Ball was the rare player who made it all work. He provided both ballast and seasoning to a dish that, without him, really just looks like some ingredients. You’ve got to go back to the store and return to the kitchen too. The Bulls are the worst three-point shooting team around, by far. While they’re middle of the pack in percentage, they only attempt 28 per game, which is a number that actually seems high if you watch them regularly. They’re also bottom three in offensive rebounding, mostly due to how many three- and four-guard lineups they have; lack of size, too, is an issue. What’s left is a pitiful offense in which mostly high-difficulty mid-range shots are the only source of sustenance. Not good.
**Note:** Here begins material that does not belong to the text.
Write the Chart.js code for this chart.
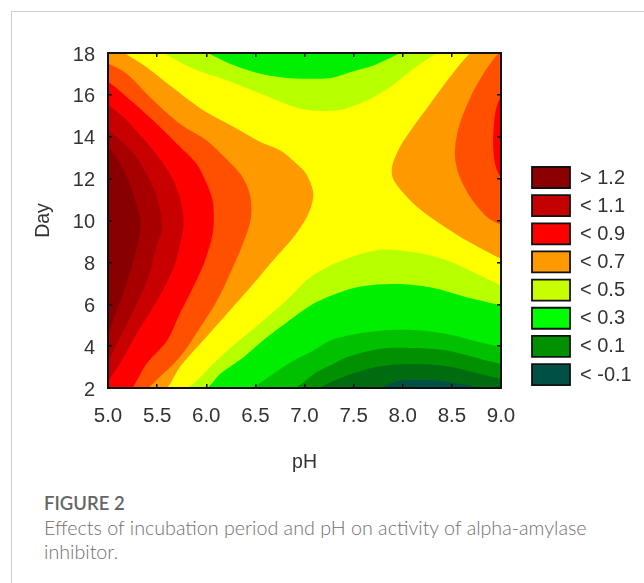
<!DOCTYPE html>
<html><head><meta charset="utf-8">
<script src="https://cdn.jsdelivr.net/npm/chart.js@4"></script>
<style>
html,body{margin:0;padding:0;background:#fff;width:644px;height:583px;overflow:hidden}
#frame{position:absolute;left:11px;top:11px;width:640px;height:580px;border-left:1.5px solid #cfcfcf;border-top:1.5px solid #cfcfcf}
#wrap{position:absolute;left:0;top:0;width:644px;height:490px}
canvas{filter:blur(0.5px)}
#fig{position:absolute;left:44px;top:492px;font:600 18.5px/22px Lato,"Open Sans",sans-serif;color:#666}
#cap{position:absolute;left:44px;top:516px;width:570px;font:300 19.7px/24px Lato,"Open Sans",sans-serif;color:#707070}
</style></head><body>
<div id="frame"></div>
<div id="wrap"><canvas id="c" width="644" height="490"></canvas></div>
<div id="fig">FIGURE 2</div>
<div id="cap">Effects of incubation period and pH on activity of alpha-amylase inhibitor.</div>
<script>
// tick labels
const phTicks=[5,5.5,6,6.5,7,7.5,8,8.5,9];
const dayTicks=[2,4,6,8,10,12,14,16,18];
// legend
const legendLabels=['> 1.2','< 1.1','< 0.9','< 0.7','< 0.5','< 0.3','< 0.1','< -0.1'];
const legendColors=['#8b0000','#c40000','#ff0000','#ff9900','#c8ff00','#00ff00','#009000','#005046'];
// closure points, outside the plot
const closeLeft=[[4,1],[4,19]];
const closeRight=[[10,1],[10,19]];
const closeTop=[[10,19],[4,19]];
const closeBottom=[[10,1],[4,1]];
const wholePlot=[[4,1],[10,1],[10,19],[4,19]];
// contour boundaries [pH, day]
const leftOrange=[[5.0,18.6],[5.17,18],[5.39,17.33],[5.67,16.3],[5.97,15.26],[6.28,14.46],[6.55,13.75],[6.75,13.35],[6.92,12.71],[7.02,12.2],[7.09,11.28],[7.04,10.32],[6.89,9.21],[6.68,8.09],[6.48,6.98],[6.24,5.7],[6.0,4.43],[5.73,2.99],[5.6,2.0],[5.4,1.4]];
const leftRedOrange=[[4.7,18],[5,17.5],[5.19,17.01],[5.46,15.74],[5.73,14.62],[6.0,13.83],[6.22,12.87],[6.37,12.07],[6.45,11.12],[6.45,10.0],[6.36,8.73],[6.24,7.45],[6.11,6.18],[5.94,4.9],[5.73,3.47],[5.41,2.0],[5.3,1.4]];
const leftRed=[[4.7,17.1],[5,16.6],[5.19,15.9],[5.46,14.78],[5.7,13.67],[5.9,12.71],[6.02,11.6],[6.07,10.8],[6.07,9.52],[6.0,8.25],[5.9,7.14],[5.73,5.54],[5.6,4.26],[5.39,3.15],[5.25,2.0],[5.15,1.4]];
const leftCrimson=[[4.7,16.0],[5,15.5],[5.19,14.78],[5.46,13.35],[5.63,12.23],[5.73,11.12],[5.77,10.0],[5.75,9.2],[5.67,7.77],[5.5,6.18],[5.29,4.58],[5.14,3.31],[5,2.35],[4.8,1.6]];
const leftDark=[[4.7,14.9],[5,14.3],[5.26,13.2],[5.46,11.6],[5.53,10.5],[5.55,9.5],[5.51,9.04],[5.41,7.29],[5.26,5.7],[5.09,4.1],[5,3.3],[4.8,2.2]];
const leftDarkest=[[4.7,14.2],[5,13.5],[5.16,12.4],[5.27,11.1],[5.33,9.84],[5.29,8.7],[5.19,7],[5.05,5.2],[5,4.6],[4.8,3.4]];
const rightOrange=[[8.9,18.6],[8.69,18],[8.48,16.85],[8.28,15.58],[8.08,14.3],[7.97,13.5],[7.89,12.55],[7.91,11.91],[8.11,10.8],[8.33,10],[8.65,9.04],[9,8.17],[9.3,7.6]];
const rightRedOrange=[[9.2,18.6],[8.98,18],[8.82,17],[8.69,15.9],[8.57,14.46],[8.53,13.2],[8.57,12.2],[8.69,11.1],[8.86,10.16],[9,9.8],[9.3,9.4]];
const rightRed=[[9.2,16.6],[9,15.9],[8.94,15.1],[8.92,13.67],[8.94,12.7],[9,12.07],[9.2,11.5]];
const topLime=[[5.3,18.6],[5.56,18],[5.87,17.25],[6.21,16.7],[6.55,16.06],[6.96,15.34],[7.33,15.26],[7.6,15.66],[7.87,16.37],[8.11,17.25],[8.35,18],[8.6,18.6]];
const topGreen=[[5.8,18.6],[6.02,18],[6.24,17.49],[6.55,17.01],[6.85,16.8],[7.26,16.8],[7.48,17.1],[7.7,17.4],[7.97,18],[8.2,18.6]];
const bottomLime=[[5.5,1.4],[5.8,2],[5.87,2.2],[6.14,3.47],[6.38,4.43],[6.62,5.38],[6.85,6.34],[7.06,7.29],[7.36,8.05],[7.77,8.6],[8.11,8.49],[8.45,8.09],[8.79,7.37],[9,6.89],[9.3,6.3]];
const bottomGreen=[[5.8,1.4],[6.02,2.04],[6.14,2.67],[6.38,3.47],[6.62,4.43],[6.89,5.38],[7.09,6.02],[7.26,6.4],[7.57,6.85],[7.94,6.97],[8.28,6.81],[8.65,6.34],[9,5.94],[9.3,5.5]];
const bottomMid=[[6.2,1.4],[6.48,2.04],[6.68,2.67],[6.89,3.31],[7.09,3.79],[7.26,4.27],[7.43,4.5],[7.77,4.74],[8.11,4.77],[8.45,4.58],[8.79,4.18],[9,3.95],[9.3,3.6]];
const bottomDeep=[[6.6,1.4],[6.92,2.04],[7.12,2.75],[7.26,3.07],[7.43,3.47],[7.77,3.87],[8.11,3.91],[8.45,3.79],[8.79,3.39],[9,3.15],[9.3,2.8]];
const bottomDarker=[[6.9,1.4],[7.14,2],[7.43,2.59],[7.77,3.04],[8.11,3.15],[8.45,3.04],[8.79,2.67],[9,2.43],[9.3,2.0]];
const bottomTeal=[[7.5,1.4],[7.77,2],[7.97,2.35],[8.28,2.38],[8.59,2.19],[8.76,2],[9,1.4]];

const layers=[
 [wholePlot,'#ffff00',0],
 [leftOrange.concat(closeLeft),'#ff9900'],
 [leftRedOrange.concat(closeLeft),'#ff5000'],
 [leftRed.concat(closeLeft),'#ff0000'],
 [leftCrimson.concat(closeLeft),'#c80000'],
 [leftDark.concat(closeLeft),'#a80000'],
 [leftDarkest.concat(closeLeft),'#880000'],
 [rightOrange.concat(closeRight),'#ff9900'],
 [rightRedOrange.concat(closeRight),'#ff5000'],
 [rightRed.concat(closeRight),'#ff0000'],
 [topLime.concat(closeTop),'#b8ff00'],
 [topGreen.concat(closeTop),'#00f000'],
 [bottomLime.concat(closeBottom),'#b8ff00'],
 [bottomGreen.concat(closeBottom),'#00ee00'],
 [bottomMid.concat(closeBottom),'#00c000'],
 [bottomDeep.concat(closeBottom),'#009000'],
 [bottomDarker.concat(closeBottom),'#006c10'],
 [bottomTeal.concat(closeBottom),'#005046'],
];
const datasets=layers.map(([pts,color,t],i)=>({
  type:'scatter',showLine:true,
  data:pts.map(p=>({x:p[0],y:p[1]})),
  backgroundColor:color,borderColor:color,borderWidth:0,pointRadius:0,
  fill:'shape',tension:t===0?0:0.3,capBezierPoints:false,order:layers.length-i
}));
const legendBox={
  id:'legendBox',
  afterDraw(chart){
    const ctx=chart.ctx;ctx.save();
    legendLabels.forEach((l,i)=>{
      const y=167+i*28.15;
      ctx.fillStyle=legendColors[i];ctx.strokeStyle='#111';ctx.lineWidth=1.8;
      ctx.beginPath();ctx.rect(532,y,38,21);ctx.fill();ctx.stroke();
      ctx.fillStyle='#333';ctx.font='20px "Liberation Sans"';ctx.textBaseline='middle';ctx.textAlign='left';
      ctx.fillText(l,580,y+11);
    });
    ctx.restore();
  }
};
const setPh=s=>{s.ticks=phTicks.map(v=>({value:v,label:v.toFixed(1)}));};
const setDay=s=>{s.ticks=dayTicks.map(v=>({value:v,label:String(v)}));};
const gridOpt={display:true,drawOnChartArea:false,drawTicks:true,tickLength:-4,color:'#111',lineWidth:1.5,z:1};
const borderOpt={display:true,color:'#111',width:2,z:1};
new Chart(document.getElementById('c'),{
  type:'scatter',
  data:{datasets},
  plugins:[legendBox],
  options:{
    responsive:false,animation:false,
    layout:{padding:{top:53,right:143,left:0,bottom:0}},
    plugins:{legend:{display:false},tooltip:{enabled:false}},
    scales:{
      x:{type:'linear',min:5,max:9,position:'bottom',
        afterFit(s){s.height=102;},
        afterTickToLabelConversion:setPh,
        grid:gridOpt,border:borderOpt,
        ticks:{color:'#333',font:{family:'Liberation Sans',size:20.5},maxRotation:0,padding:20,autoSkip:false},
        title:{display:true,text:'pH',color:'#333',font:{family:'Liberation Sans',size:19.5},padding:{top:0,bottom:16}}
      },
      y:{type:'linear',min:2,max:18,position:'left',
        afterFit(s){s.width=108;},
        afterTickToLabelConversion:setDay,
        grid:gridOpt,border:borderOpt,
        ticks:{color:'#333',font:{family:'Liberation Sans',size:20},padding:17,autoSkip:false,labelOffset:2},
        title:{display:true,text:'Day',color:'#333',font:{family:'Liberation Sans',size:19.5},padding:{top:32,bottom:0}}
      },
      x2:{type:'linear',axis:'x',min:5,max:9,position:'top',
        afterFit(s){s.height=0;},
        afterTickToLabelConversion:setPh,
        grid:gridOpt,border:borderOpt,ticks:{display:false,autoSkip:false}
      },
      y2:{type:'linear',axis:'y',min:2,max:18,position:'right',
        afterFit(s){s.width=0;},
        afterTickToLabelConversion:setDay,
        grid:gridOpt,border:borderOpt,ticks:{display:false,autoSkip:false}
      }
    }
  }
});
</script>
</body></html>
Bulls fans, these days, are mostly young enough that their memories of the 1990s are fuzzy, and the 21st century version of the team is what they truly know. As such, there is a kind of honor in the pain of seasons like this one, which are nothing new. Add in that the Bulls’ draft pick this June is owed to the Orlando Magic unless it’s a top-four selection, and you’re looking at some prime opportunities for anguish transformed into sick pride. This is a comfortable place for Bulls fans; they know it well. The 2020 reboot of the franchise was going well until it wasn’t, and we’ll probably have to wait until next season to see if the Bulls can get it back on track. If not, there’s a different kind of warmth in this sink into the NBA nethers.